Tesco cuts 9,000 jobs in stores shake-up
Retailer hopes to redeploy up to half those being made redundant
Up to 9,000 jobs are at risk as part of a restructuring programme announced by British supermarket giant Tesco on January 28, 2019. Photograph: Daniel Leal-Olivas/AFP/Getty Images
Tesco plans to slash thousands of jobs as the UK’s largest supermarket retailer embarks on a major shake-up to cut costs.
Tesco said on Monday that about 9,000 positions were at risk but about half the workers affected were expected to be redeployed to new roles.
The retailer briefed staff at dozens of stores throughout the UK on the wide-ranging measures, which will include sweeping job losses.

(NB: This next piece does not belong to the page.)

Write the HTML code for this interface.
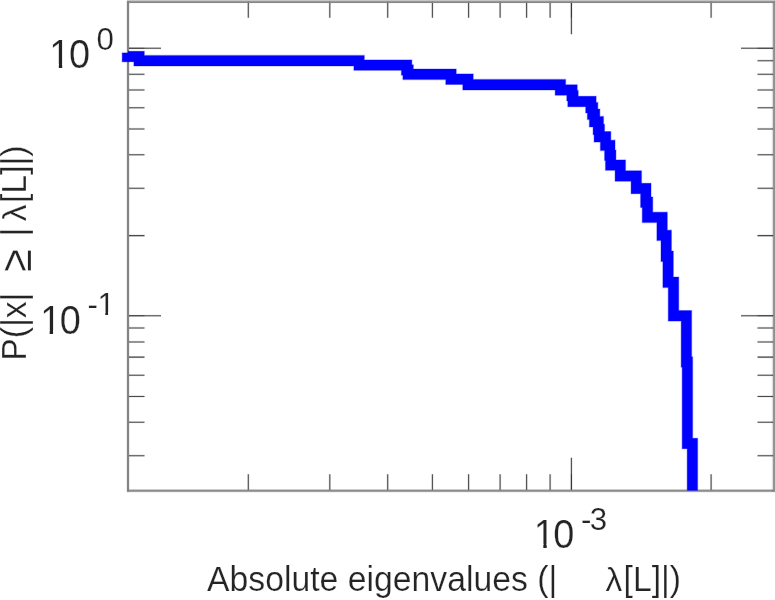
<!DOCTYPE html>
<html lang="en"><head><meta charset="utf-8"><title>Absolute eigenvalues CCDF</title>
<style>html,body{margin:0;padding:0;background:#fff;}body{width:775px;height:600px;overflow:hidden;}svg{display:block;}text{font-family:"Liberation Sans",sans-serif;fill:#242424;stroke:#fff;stroke-width:0.22px;}</style></head><body>
<svg width="775" height="600" viewBox="0 0 775 600">
<rect width="775" height="600" fill="#fff"/>
<defs><clipPath id="cb"><rect x="128" y="0" width="647" height="491.6"/></clipPath></defs>
<g>
<g fill="none" stroke-linecap="butt">
<path d="M248.3 490.7 v-16.5 M248.3 1.2 v16.5 M329.8 490.7 v-16.5 M329.8 1.2 v16.5 M387.7 490.7 v-16.5 M387.7 1.2 v16.5 M432.4 490.7 v-16.5 M432.4 1.2 v16.5 M468.6 490.7 v-16.5 M468.6 1.2 v16.5 M500.1 490.7 v-16.5 M500.1 1.2 v16.5 M526.6 490.7 v-16.5 M526.6 1.2 v16.5 M550.1 490.7 v-16.5 M550.1 1.2 v16.5 M711.1 490.7 v-16.5 M711.1 1.2 v16.5 M128.0 60.7 h16.5 M774.0 60.7 h-16.5 M128.0 74.3 h16.5 M774.0 74.3 h-16.5 M128.0 89.9 h16.5 M774.0 89.9 h-16.5 M128.0 107.8 h16.5 M774.0 107.8 h-16.5 M128.0 128.9 h16.5 M774.0 128.9 h-16.5 M128.0 154.8 h16.5 M774.0 154.8 h-16.5 M128.0 188.3 h16.5 M774.0 188.3 h-16.5 M128.0 235.6 h16.5 M774.0 235.6 h-16.5 M128.0 327.9 h16.5 M774.0 327.9 h-16.5 M128.0 341.9 h16.5 M774.0 341.9 h-16.5 M128.0 357.1 h16.5 M774.0 357.1 h-16.5 M128.0 375.2 h16.5 M774.0 375.2 h-16.5 M128.0 396.4 h16.5 M774.0 396.4 h-16.5 M128.0 422.2 h16.5 M774.0 422.2 h-16.5 M128.0 455.7 h16.5 M774.0 455.7 h-16.5 M571.4 490.7 v-33.0 M571.4 1.2 v33.0 M128.0 48.2 h33.0 M774.0 48.2 h-33.0 M128.0 315.8 h33.0 M774.0 315.8 h-33.0" stroke="#000" stroke-opacity="0.12" stroke-width="2.3"/>
<path d="M248.3 490.7 v-16.5 M248.3 1.2 v16.5 M329.8 490.7 v-16.5 M329.8 1.2 v16.5 M387.7 490.7 v-16.5 M387.7 1.2 v16.5 M432.4 490.7 v-16.5 M432.4 1.2 v16.5 M468.6 490.7 v-16.5 M468.6 1.2 v16.5 M500.1 490.7 v-16.5 M500.1 1.2 v16.5 M526.6 490.7 v-16.5 M526.6 1.2 v16.5 M550.1 490.7 v-16.5 M550.1 1.2 v16.5 M711.1 490.7 v-16.5 M711.1 1.2 v16.5 M128.0 60.7 h16.5 M774.0 60.7 h-16.5 M128.0 74.3 h16.5 M774.0 74.3 h-16.5 M128.0 89.9 h16.5 M774.0 89.9 h-16.5 M128.0 107.8 h16.5 M774.0 107.8 h-16.5 M128.0 128.9 h16.5 M774.0 128.9 h-16.5 M128.0 154.8 h16.5 M774.0 154.8 h-16.5 M128.0 188.3 h16.5 M774.0 188.3 h-16.5 M128.0 235.6 h16.5 M774.0 235.6 h-16.5 M128.0 327.9 h16.5 M774.0 327.9 h-16.5 M128.0 341.9 h16.5 M774.0 341.9 h-16.5 M128.0 357.1 h16.5 M774.0 357.1 h-16.5 M128.0 375.2 h16.5 M774.0 375.2 h-16.5 M128.0 396.4 h16.5 M774.0 396.4 h-16.5 M128.0 422.2 h16.5 M774.0 422.2 h-16.5 M128.0 455.7 h16.5 M774.0 455.7 h-16.5 M571.4 490.7 v-33.0 M571.4 1.2 v33.0 M128.0 48.2 h33.0 M774.0 48.2 h-33.0 M128.0 315.8 h33.0 M774.0 315.8 h-33.0" stroke="#4a4a4a" stroke-width="1.05"/>
<path d="M571.4 490.7 v-16.5 M571.4 1.2 v16.5 M128.0 48.2 h16.5 M774.0 48.2 h-16.5 M128.0 315.8 h16.5 M774.0 315.8 h-16.5" stroke="#1c1c1c" stroke-opacity="0.5" stroke-width="1.05"/>
</g>
<g fill="none">
<path d="M128.0 1 V491.9" stroke="#000" stroke-opacity="0.1" stroke-width="3.4"/>
<path d="M128.0 1 V491.7" stroke="#848484" stroke-width="2"/>
<path d="M127.0 490.7 H776" stroke="#000" stroke-opacity="0.1" stroke-width="3.4"/>
<path d="M127.0 490.7 H776" stroke="#8a8a8a" stroke-width="2"/>
<path d="M774.8 1 V491.7" stroke="#000" stroke-opacity="0.12" stroke-width="6"/>
<path d="M774.6 1 V491.7" stroke="#909090" stroke-width="3"/>
<rect x="127.0" y="-2" width="650" height="3.4" fill="#cacaca" stroke="none"/>
<path d="M127.0 2.0 H776" stroke="#000" stroke-opacity="0.1" stroke-width="2.6"/>
<path d="M127.0 2.1 H776" stroke="#868686" stroke-width="1.6"/>
</g>
</g>
<g>
<rect x="121.6" y="52.3" width="7" height="10.1" fill="#0000ff" fill-opacity="0.3"/>
<rect x="122.2" y="52.9" width="6.3" height="8.9" fill="#0000ff"/>
<g clip-path="url(#cb)" fill="none" stroke="#0000ff" stroke-linejoin="miter" stroke-miterlimit="10" stroke-linecap="butt"><path d="M128 56.5 L139.1 56.5 L139.1 60.7 L359.1 60.7 L359.1 65.1 L406.6 65.1 L406.6 70.0 L408.1 70.0 L408.1 74.3 L451 74.3 L451 79.2 L468 79.2 L468 84.7 L560.4 84.7 L560.4 90.0 L572.0 90.0 L572.0 95.7 L573.0 95.7 L573.0 101.5 L590.9 101.5 L590.9 107.7 L592.6 107.7 L592.6 114.3 L594.6 114.3 L594.6 121.7 L598.3 121.7 L598.3 129.5 L599.3 129.5 L599.3 136.8 L605.6 136.8 L605.6 145.4 L609.8 145.4 L609.8 155.2 L610.7 155.2 L610.7 165.1 L620.3 165.1 L620.3 176.0 L636.3 176.0 L636.3 188.5 L645.8 188.5 L645.8 202.2 L647.5 202.2 L647.5 217.4 L662.1 217.4 L662.1 235.4 L666.2 235.4 L666.2 256.3 L668.1 256.3 L668.1 282.3 L673.5 282.3 L673.5 315.8 L686.4 315.8 L686.4 362.0 L687.4 362.0 L687.4 443.5 L692.4 443.5 L692.4 490.6" stroke-width="11.7" stroke-opacity="0.3"/><path d="M128 56.5 L139.1 56.5 L139.1 60.7 L359.1 60.7 L359.1 65.1 L406.6 65.1 L406.6 70.0 L408.1 70.0 L408.1 74.3 L451 74.3 L451 79.2 L468 79.2 L468 84.7 L560.4 84.7 L560.4 90.0 L572.0 90.0 L572.0 95.7 L573.0 95.7 L573.0 101.5 L590.9 101.5 L590.9 107.7 L592.6 107.7 L592.6 114.3 L594.6 114.3 L594.6 121.7 L598.3 121.7 L598.3 129.5 L599.3 129.5 L599.3 136.8 L605.6 136.8 L605.6 145.4 L609.8 145.4 L609.8 155.2 L610.7 155.2 L610.7 165.1 L620.3 165.1 L620.3 176.0 L636.3 176.0 L636.3 188.5 L645.8 188.5 L645.8 202.2 L647.5 202.2 L647.5 217.4 L662.1 217.4 L662.1 235.4 L666.2 235.4 L666.2 256.3 L668.1 256.3 L668.1 282.3 L673.5 282.3 L673.5 315.8 L686.4 315.8 L686.4 362.0 L687.4 362.0 L687.4 443.5 L692.4 443.5 L692.4 490.6" stroke-width="10.4"/></g>
<g opacity="0.999">
<text transform="translate(49.32 68.1) scale(0.947 1)" font-size="40"><tspan x="0">1</tspan><tspan x="20.70">0</tspan></text>
<path transform="translate(49.32 68.1) scale(0.947 1)" fill="#fff" d="M2.00 -4.00 H10.04 V1 H2.00 Z M13.60 -4.00 H21.20 V1 H13.60 Z"/>
<text x="96.38" y="49.6" font-size="31.3">0</text>
<text transform="translate(40.17 334.0) scale(0.947 1)" font-size="40"><tspan x="0">1</tspan><tspan x="20.75">0</tspan></text>
<path transform="translate(40.17 334.0) scale(0.947 1)" fill="#fff" d="M2.00 -4.00 H10.04 V1 H2.00 Z M13.60 -4.00 H21.20 V1 H13.60 Z"/>
<text y="315.4" font-size="31.3"><tspan x="87.52">-</tspan><tspan x="97.42">1</tspan></text>
<path fill="#fff" d="M98.99 312.05 H105.28 V316.4 H98.99 Z M108.06 312.05 H114.01 V316.4 H108.06 Z"/>
<text transform="translate(533.82 548.0) scale(0.947 1)" font-size="40"><tspan x="0">1</tspan><tspan x="20.59">0</tspan></text>
<path transform="translate(533.82 548.0) scale(0.947 1)" fill="#fff" d="M2.00 -4.00 H10.04 V1 H2.00 Z M13.60 -4.00 H21.20 V1 H13.60 Z"/>
<text y="529.8" font-size="31.3"><tspan x="581.02">-</tspan><tspan x="589.71">3</tspan></text>
<text transform="translate(207.1 590.7) scale(0.981 1)" font-size="34.4">Absolute eigenvalues (|</text>
<text x="605.4" y="590.7" font-size="33.5">λ</text>
<text transform="translate(623.60 590.7) scale(0.981 1)" font-size="34.4">[L]|)</text>
<g transform="translate(25.6 360.8) rotate(-90)">
<text transform="scale(0.981 1)" font-size="34.4">P(|x|</text>
<text transform="translate(88.88 5.6) scale(0.94 1)" font-size="44">≥</text>
<text transform="translate(124.4 0) scale(0.981 1)" font-size="34.4">|</text>
<text x="139.5" y="0" font-size="33.5">λ</text>
<text transform="translate(157.80 0) scale(0.981 1)" font-size="34.4">[L]|)</text>
</g>
</g>
</g>
</svg></body></html>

Among the changes are plans to close counters in about 90 stores, with the remaining 700 trading with either a full or flexible counter.
The move by Tesco, which employs more that 300,000 people in Britain, shows its operation diverging from rivals such as Morrisons, the fourth largest player in the UK sector, which emphasises its army of trained butchers, fishmongers and other specialists who prepare food in-store.
Jobs affected include stock control and merchandising, where simpler processes will be introduced to reduce workload.
Changes will also be made at the retailer’s head office, which Tesco said would create “a simpler and leaner structure”.
“Overall, we estimate that up to 9,000 Tesco colleague roles could be impacted. However, our expectation is that up to half of these colleagues could be redeployed to other customer-facing roles,” said Tesco in a statement.
“We will be doing all we can to help colleagues affected by these changes, including offering redeployment opportunities wherever possible.”
Tesco said it was not planning to make any “significant changes” to its bakeries this year, in spite of media speculation over the weekend.
Those employed by third-party caterers serving hot food in Tesco staff rooms would also lose their jobs as the retailer cuts that service.
All of Britain’s big four food retailers – including Sainsbury’s and Asda who want to combine – are chasing efficiency savings to fund price cuts so they can better compete with discounters Aldi and Lidl, who are still winning market share.
Bernstein analyst Bruno Monteyne estimated the cost savings of Tesco’s latest programme to be £150 to £170 million (€173-€196 million) a year, with a £50 million (€58 million) restructuring charge taken in the 2018-19 accounts. He reckons 70 per cent of the benefits will be felt in 2019-20, leaving further margin upside for 2020-21.
The sweeping measures come four years after Tesco launched a turnaround programme.
“Whilst this turnaround continues, it does so in a competitive and challenging market,” added Tesco.